Hybrid heating

Switch between gas and electricity, save money and the planet.

Austrian economist Joseph Schumpeter ranked innovation and entrepreneurship the two most important economic activities humans undertake. And with good reason: We’d still be gathering berries in the woods were it not for our unique ability to come up with new and better ways of clothing, feeding and housing ourselves. But for all of our human ingenuity over the centuries, we keep using more energy — and that insatiable demand has led to some big jumps in the price of fuel. Time for some more innovation, it appears.

Enter North Vancouver’s Sempa Power Systems Ltd., one of the clean energy companies helping to put British Columbia on the map as a global green power cluster. Sempa’s business plan stems from a consistent energy market price pattern: natural gas is often less expensive than electricity during the day but more expensive at night (a result of the fact that, basically, you can’t switch nuclear power plants off at night when demand is low, but you can temper the amount of gas).

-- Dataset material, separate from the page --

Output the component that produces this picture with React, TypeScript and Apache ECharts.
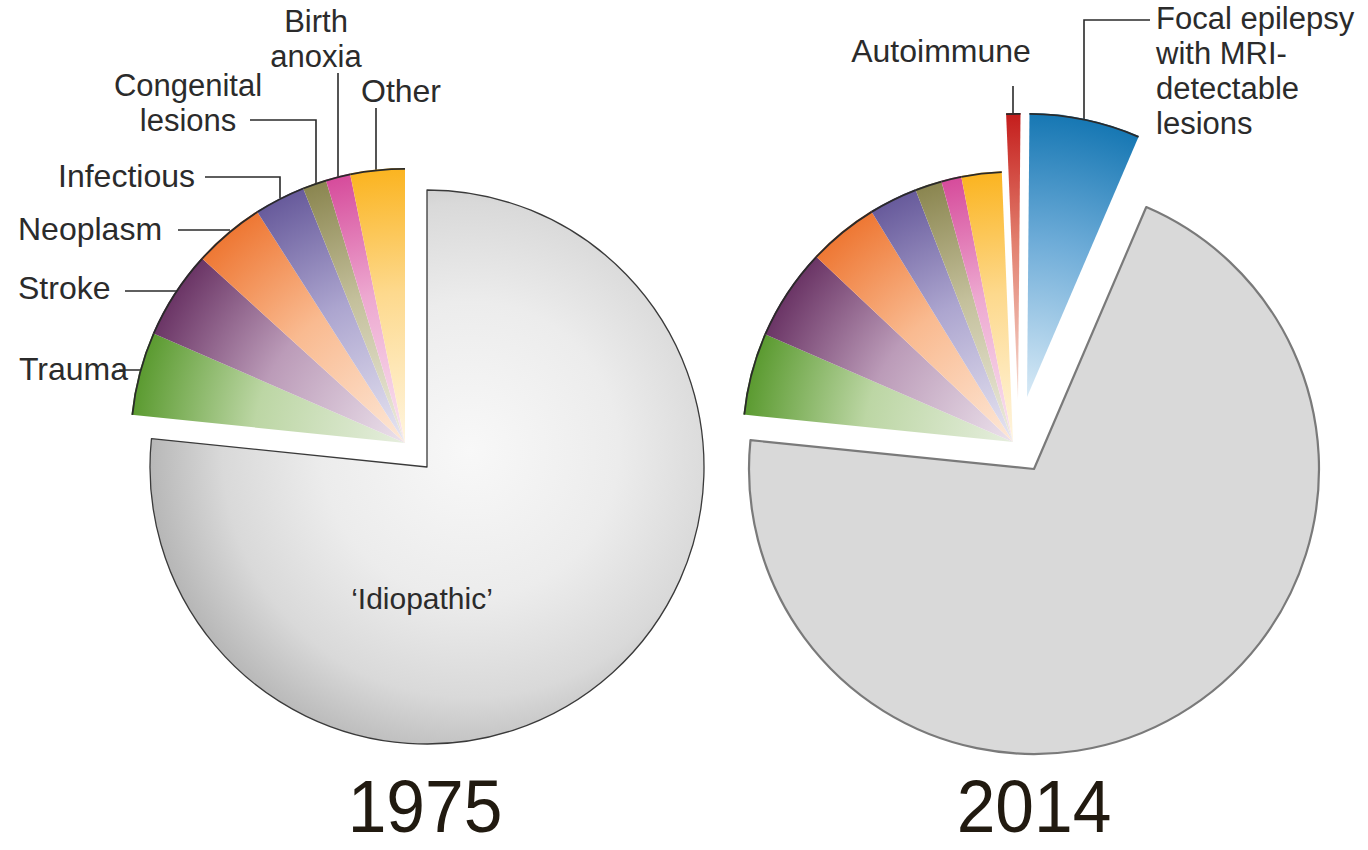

With this pattern in mind, Sempa hit upon the idea of arbitraging those two prices — much like a hedge fund manager working a securities market — with a so-called hybrid heating system. Similar to what happens in a hybrid car that switches between a gasoline-powered engine and a battery, Sempa’s system switches the energy draw of large commercial power users between natural gas and electricity, depending on the price of each. When electricity prices are high, the system draws on gas, and vice versa.

For a commercial operator with a large heating bill like the MTS Centre, an entertainment complex in Winnipeg, the savings can be dramatic. According to Sempa, their average customer saves more than $84,000 a year and cuts their greenhouse-gas emissions by up to 276 tonnes. Now that’s innovation.